* BEGIN *

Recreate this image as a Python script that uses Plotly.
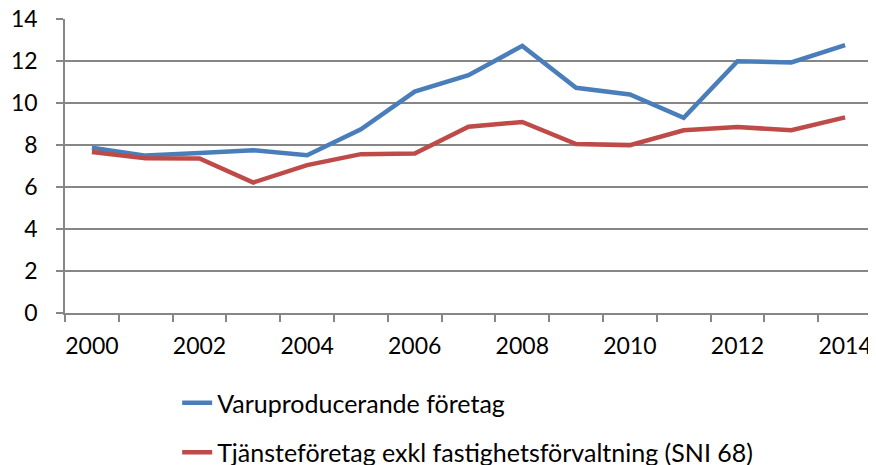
import plotly.graph_objects as go

years = list(range(2000, 2015))
varu = [7.87, 7.50, 7.63, 7.76, 7.52, 8.75, 10.55, 11.33, 12.73, 10.73, 10.41, 9.30, 12.00, 11.94, 12.76]
tjanst = [7.67, 7.38, 7.36, 6.22, 7.05, 7.57, 7.60, 8.88, 9.10, 8.05, 8.00, 8.71, 8.86, 8.71, 9.32]
names = ["Varuproducerande företag", "Tjänsteföretag exkl fastighetsförvaltning (SNI 68)"]
tick_years = years[::2]
boundaries = [y - 0.5 for y in years] + [years[-1] + 0.5]

FONT = "Lato"
GRID = "#868686"

fig = go.Figure()
fig.add_trace(go.Scatter(x=years, y=varu, mode="lines", name=names[0],
                         line=dict(color="#4A7EBB", width=4.5), legendgroup="a"))
fig.add_trace(go.Scatter(x=years, y=tjanst, mode="lines", name=names[1],
                         line=dict(color="#BE4B48", width=4.5), legendgroup="b"))

# page has an 8px body margin, so the figure is 8px smaller than the window
fig.update_layout(
    width=868, height=457,
    margin=dict(l=57, r=4, t=11, b=152, autoexpand=False),
    paper_bgcolor="white", plot_bgcolor="white",
    font=dict(family=FONT, size=23, color="black"),
    showlegend=True,
    legend=dict(x=0.139, y=-0.228, xanchor="left", yanchor="top",
                traceorder="grouped", tracegroupgap=14, maxheight=1,
                font=dict(size=25), bgcolor="rgba(0,0,0,0)"),
    xaxis=dict(range=[1999.5, 2014.5], tickvals=tick_years,
               ticktext=[str(y) for y in tick_years], automargin=False,
               tickangle=0, ticklabeloverflow="allow",
               ticks="outside", ticklen=12, tickcolor="rgba(0,0,0,0)",
               showline=True, linecolor=GRID, linewidth=1.5,
               showgrid=False, zeroline=False,
               minor=dict(tickvals=boundaries, ticks="outside", ticklen=7,
                          tickcolor=GRID, tickwidth=1.5, showgrid=False)),
    yaxis=dict(range=[0, 14.01], tickvals=list(range(0, 15, 2)), automargin=False,
               ticklabeloverflow="allow",
               ticks="outside", ticklen=7, tickcolor=GRID, tickwidth=1.5,
               ticklabelstandoff=14,
               showline=True, linecolor=GRID, linewidth=1.5,
               showgrid=True, gridcolor=GRID, gridwidth=1.5, zeroline=False),
)

fig.write_html("out.html")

* END *

# Set problem
Every line above should be returned word for word, with the pictures left behind.

# Output for this task
Recreate this image as a Python script that uses Plotly.
import plotly.graph_objects as go

years = list(range(2000, 2015))
varu = [7.87, 7.50, 7.63, 7.76, 7.52, 8.75, 10.55, 11.33, 12.73, 10.73, 10.41, 9.30, 12.00, 11.94, 12.76]
tjanst = [7.67, 7.38, 7.36, 6.22, 7.05, 7.57, 7.60, 8.88, 9.10, 8.05, 8.00, 8.71, 8.86, 8.71, 9.32]
names = ["Varuproducerande företag", "Tjänsteföretag exkl fastighetsförvaltning (SNI 68)"]
tick_years = years[::2]
boundaries = [y - 0.5 for y in years] + [years[-1] + 0.5]

FONT = "Lato"
GRID = "#868686"

fig = go.Figure()
fig.add_trace(go.Scatter(x=years, y=varu, mode="lines", name=names[0],
                         line=dict(color="#4A7EBB", width=4.5), legendgroup="a"))
fig.add_trace(go.Scatter(x=years, y=tjanst, mode="lines", name=names[1],
                         line=dict(color="#BE4B48", width=4.5), legendgroup="b"))

# page has an 8px body margin, so the figure is 8px smaller than the window
fig.update_layout(
    width=868, height=457,
    margin=dict(l=57, r=4, t=11, b=152, autoexpand=False),
    paper_bgcolor="white", plot_bgcolor="white",
    font=dict(family=FONT, size=23, color="black"),
    showlegend=True,
    legend=dict(x=0.139, y=-0.228, xanchor="left", yanchor="top",
                traceorder="grouped", tracegroupgap=14, maxheight=1,
                font=dict(size=25), bgcolor="rgba(0,0,0,0)"),
    xaxis=dict(range=[1999.5, 2014.5], tickvals=tick_years,
               ticktext=[str(y) for y in tick_years], automargin=False,
               tickangle=0, ticklabeloverflow="allow",
               ticks="outside", ticklen=12, tickcolor="rgba(0,0,0,0)",
               showline=True, linecolor=GRID, linewidth=1.5,
               showgrid=False, zeroline=False,
               minor=dict(tickvals=boundaries, ticks="outside", ticklen=7,
                          tickcolor=GRID, tickwidth=1.5, showgrid=False)),
    yaxis=dict(range=[0, 14.01], tickvals=list(range(0, 15, 2)), automargin=False,
               ticklabeloverflow="allow",
               ticks="outside", ticklen=7, tickcolor=GRID, tickwidth=1.5,
               ticklabelstandoff=14,
               showline=True, linecolor=GRID, linewidth=1.5,
               showgrid=True, gridcolor=GRID, gridwidth=1.5, zeroline=False),
)

fig.write_html("out.html")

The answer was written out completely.